No mais, toda a vontade de fandoms em cancelar, venerar e eleger listas com os melhores de todos os tempos só tem gerado imbecilidade em torno do debate sobre o rap, ao ponto de que simplesmente não é mais um debate e sim uma guerra. Isso é uma das coisas mais perigosas que se pode acontecer em uma cultura que preza tanto pelo diálogo, uma cultura fundada na visão crítica e marcada por isso.

Não se engane: Eminem é um grande rapper, talvez um dos maiores, mas não o maior. E isso não por causa de vendas e premiações parciais, isso não devia significar absolutamente nada depois do Macklemore ganhar do Kendrick Lamar o melhor disco de Rap nos Grammys de 2014 (talvez um dos maiores episódios de vergonha alheia da história).
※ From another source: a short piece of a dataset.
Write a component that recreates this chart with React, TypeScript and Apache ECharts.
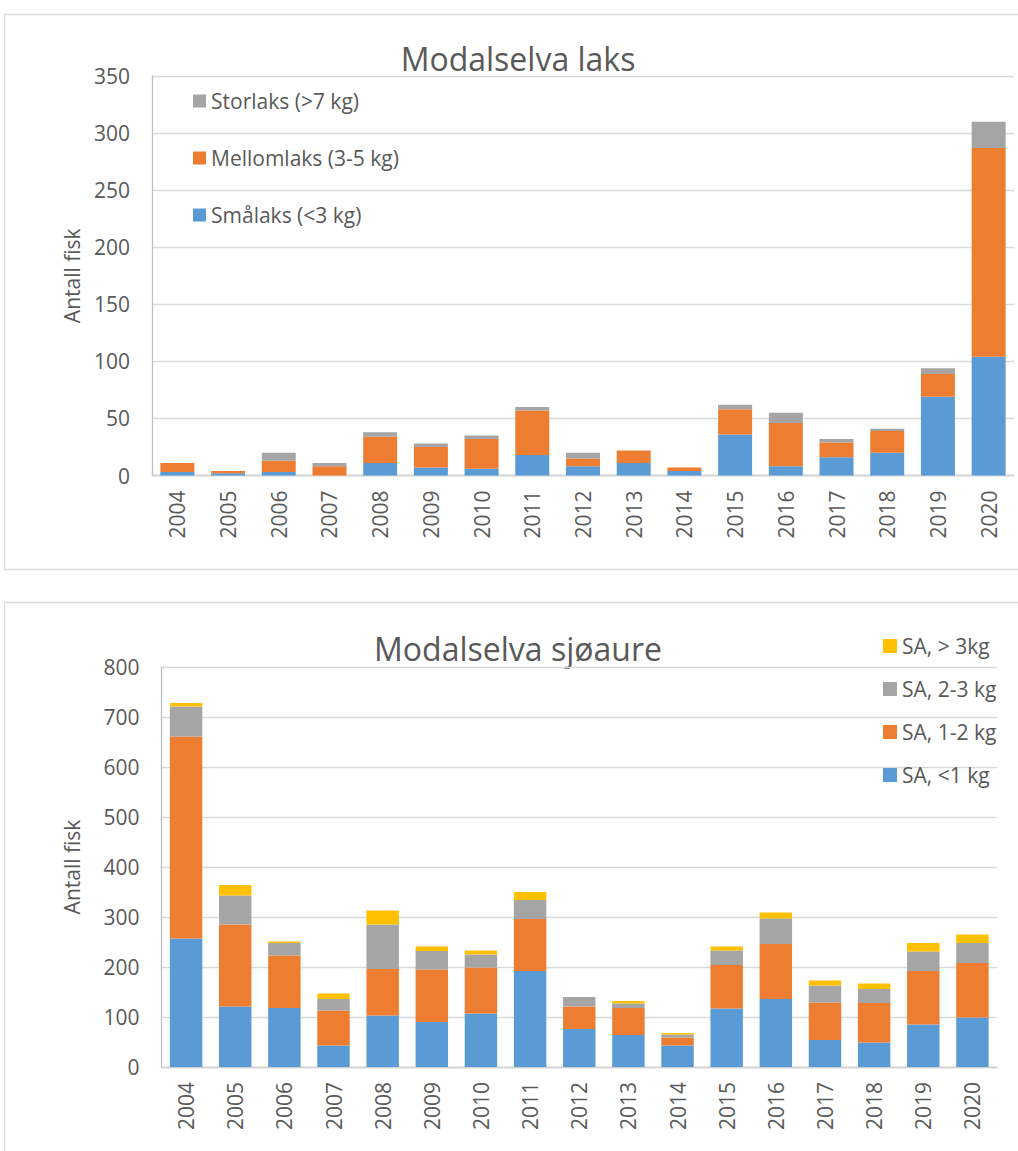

Eminem é um dos maiores pela genialidade com as palavras, pela importância na industria cultural, pelas referências musicais, pelo posicionamento frente à questões sociais e pelas críticas bem fundamentadas a Bush e Trump em “Mosh” e “Untouchable” respectivamente, entre tantas outras.

porra, o cara ganha o prêmio e pede desculpas por ter ganho???

Eminem também é um lixo, por não aprender que assim como sua aparência, a música muda, a cultura muda e isso não significa ser melhor ou pior, como o mesmo pensa. Eminem é um lixo pelas letras homofóbicas e machistas retiradas dos anos 90 em pleno ano de 2019, um recurso tão baixo para um artista tão cheio de recursos. Eminem é também um lixo por não admitir a própria decadência e não reconhecer a simples mudança. Fãs do Eminem, aceitem isso!

E toda essa história pode ser vista nas entrelinhas de uma briga de twitter. Quem diria?!

Ninguém pode ou deve ser só uma coisa, Eminem é tanto genial quanto um lixo como podemos ver, porém, eu imploro e venho aqui justamente apontar que toda e qualquer crítica não pode nunca ser deslocada da realidade. Nos deslocar da realidade só torna-nos puros hipócritas. Não podemos achar ele um merda só porque é engraçado ou cool achar isso. Get a life, respeite a cultura! Precisamos começar a construir nossas próprias críticas e isso só se faz botando a cara.